Gertrude started to close the door on me, so I said quickly, “Sonia told me she’d seen Emerald Ferring and August Veriden—you remember, those are the people I’m trying to find—walking on Matt Chastain’s grave.”

“You spoke to her?” Gertrude poised the door between open and shut.

“Only very briefly. I’m trying to find out where Matt Chastain is buried. Or where Sonia thinks he’s buried.”

“What . . . what did Nate—Dr. Kiel—say?”

“Tell me about the experiment that went so badly that Chastain ran away. Do you know where he ran to?”

“I . . . I was Dr. Kiel’s secretary, not part of his experimental team.”

“Yes, of course. But he clearly relied on you. I’m sure you knew at least the outline of what was going on.” I was almost leering with the effort to seem warm and fuzzy.

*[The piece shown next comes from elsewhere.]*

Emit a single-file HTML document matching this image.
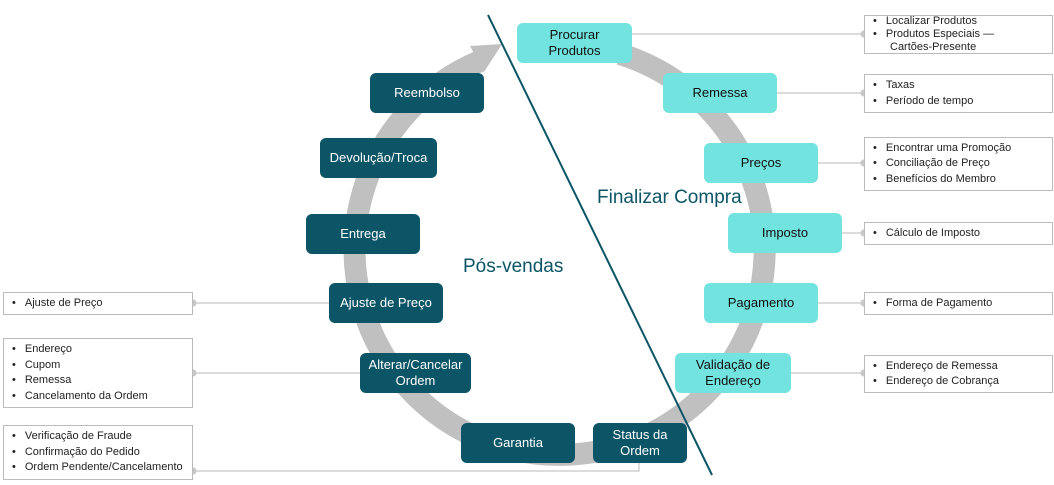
<!DOCTYPE html>
<html><head><style>
body{margin:0;width:1054px;height:485px;background:#fff;position:relative;overflow:hidden;font-family:"Liberation Sans",sans-serif}
.n{position:absolute;border-radius:6px;display:flex;align-items:center;justify-content:center;text-align:center;font-size:13px;line-height:16px}
.l{background:#72e3de;color:#111}
.d{background:#0b5566;color:#fff}
.b{position:absolute;border:1px solid #bbb;background:#fff;font-size:11px;line-height:15.5px;color:#222;box-sizing:border-box;padding:0 0 0 8px;display:flex;flex-direction:column;justify-content:center}
.b div:before{content:"•";margin-right:9px}
.t{position:absolute;color:#0b5566;font-size:19px}
</style></head><body>
<svg width="1054" height="485" style="position:absolute;left:0;top:0">
<path d="M 620 54 A 205 205 0 1 1 480 61" fill="none" stroke="#c0c0c0" stroke-width="22"/>
<polygon points="470,46 502,44 484,72" fill="#c0c0c0"/>
<g stroke="#c8c8c8" stroke-width="1.2" fill="#c8c8c8">
<line x1="632" y1="34" x2="864" y2="34"/><circle cx="864" cy="34" r="3"/>
<line x1="777" y1="93" x2="864" y2="93"/><circle cx="864" cy="93" r="3"/>
<line x1="818" y1="163" x2="864" y2="163"/><circle cx="864" cy="163" r="3"/>
<line x1="842" y1="233" x2="864" y2="233"/><circle cx="864" cy="233" r="3"/>
<line x1="818" y1="303" x2="864" y2="303"/><circle cx="864" cy="303" r="3"/>
<line x1="791" y1="373" x2="864" y2="373"/><circle cx="864" cy="373" r="3"/>
<line x1="193" y1="303" x2="329" y2="303"/><circle cx="193" cy="303" r="3"/>
<line x1="193" y1="373" x2="360" y2="373"/><circle cx="193" cy="373" r="3"/>
<polyline points="193,471 639,471 639,463" fill="none"/><circle cx="193" cy="471" r="3"/>
</g>
<line x1="488" y1="15" x2="712" y2="475" stroke="#0b5566" stroke-width="2"/>
</svg>
<div class="n l" style="left:517px;top:23px;width:115px;height:40px">Procurar<br>Produtos</div>
<div class="n l" style="left:663px;top:73px;width:114px;height:40px">Remessa</div>
<div class="n l" style="left:704px;top:143px;width:114px;height:40px">Preços</div>
<div class="n l" style="left:728px;top:213px;width:114px;height:40px">Imposto</div>
<div class="n l" style="left:704px;top:283px;width:114px;height:40px">Pagamento</div>
<div class="n l" style="left:675px;top:353px;width:116px;height:40px">Validação de<br>Endereço</div>
<div class="n d" style="left:370px;top:73px;width:114px;height:40px">Reembolso</div>
<div class="n d" style="left:320px;top:138px;width:117px;height:40px">Devolução/Troca</div>
<div class="n d" style="left:306px;top:214px;width:114px;height:40px">Entrega</div>
<div class="n d" style="left:329px;top:283px;width:114px;height:40px">Ajuste de Preço</div>
<div class="n d" style="left:360px;top:353px;width:111px;height:40px">Alterar/Cancelar<br>Ordem</div>
<div class="n d" style="left:461px;top:423px;width:114px;height:40px">Garantia</div>
<div class="n d" style="left:593px;top:423px;width:94px;height:40px">Status da<br>Ordem</div>
<div class="b" style="left:864px;top:15px;width:189px;height:39px;line-height:13px"><div>Localizar Produtos</div><div>Produtos Especiais —<br><span style="margin-left:17px">Cartões-Presente</span></div></div>
<div class="b" style="left:864px;top:74px;width:189px;height:39px"><div>Taxas</div><div>Período de tempo</div></div>
<div class="b" style="left:864px;top:137px;width:189px;height:54px"><div>Encontrar uma Promoção</div><div>Conciliação de Preço</div><div>Benefícios do Membro</div></div>
<div class="b" style="left:864px;top:222px;width:189px;height:23px"><div>Cálculo de Imposto</div></div>
<div class="b" style="left:864px;top:292px;width:189px;height:23px"><div>Forma de Pagamento</div></div>
<div class="b" style="left:864px;top:355px;width:189px;height:38px"><div>Endereço de Remessa</div><div>Endereço de Cobrança</div></div>
<div class="b" style="left:3px;top:292px;width:190px;height:23px"><div>Ajuste de Preço</div></div>
<div class="b" style="left:3px;top:338px;width:190px;height:70px"><div>Endereço</div><div>Cupom</div><div>Remessa</div><div>Cancelamento da Ordem</div></div>
<div class="b" style="left:3px;top:425px;width:190px;height:55px"><div>Verificação de Fraude</div><div>Confirmação do Pedido</div><div>Ordem Pendente/Cancelamento</div></div>
<div class="t" style="left:597px;top:187px">Finalizar Compra</div>
<div class="t" style="left:463px;top:256px">Pós-vendas</div>
</body></html>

It was keeping the door open but not making Gertrude more forthcoming.

“It was a long time ago, more than thirty years. I’ve forgotten the details.”

This was so nearly identical to what Shirley Kiel had said that my mouth had opened with a sarcastic comment at the ready when the kaleidoscope turned in my brain and two pieces of glass lined up over each other: 1983, when so much happened—the protest at the silo, the birth of Cady Perec, the death of Jennifer Perec, the disappearance of Matt Chastain.

“Your daughter, Jennifer. Is Matt Chastain Cady’s father? If he is, why don’t you want Cady to know? Surely not because of some long-forgotten science—”

“You know nothing.” Her face shriveled and turned white, transparent, like a petal from a dying narcissus. “You come from up north, you think you’re smarter than us small-town folk, but you know nothing.”

She shut the door on me. I lingered on the stoop, wondering if I should go in to make sure she hadn’t collapsed. After a moment, though, I saw a light come on in the room behind the porch where I’d sat yesterday. The house was too stoutly built for me to hear anything—such as the phone call I assumed she was making to Nathan Kiel—but she was probably okay.

I walked slowly back to the car, trying to make sense of the story. Shirley Kiel said Sonia had stalked Matt. Say Sonia had seen him with Jennifer Perec, seen her own romantic daydreams ripped apart. What would she have done? Had the psychotic break her parents claimed? And then had she attacked Matt? No, more likely she attacked Jennifer. I felt something cold in my stomach, like a large glacier—had she killed Jennifer? Was the car in the Wakarusa a cover-up for that?

And where had Chastain been when Jennifer died? Was he glad not to be saddled with a baby? No one knew he was Cady’s father, so he could slide out of town, away from Nathan Kiel’s wrath, away from fatherhood. Maybe he’d changed his name and become CEO of a pharmaceutical company. Or he’d dropped off the grid and was living under a viaduct with a bottle of Mad Dog 20/20 to keep him warm.

Nothing I could imagine made any sense. It wasn’t really my business either. My business was to find Emerald Ferring and August Veriden. I repeated that to myself about a dozen times as I drove over to the Hippo for another nourishing cortado.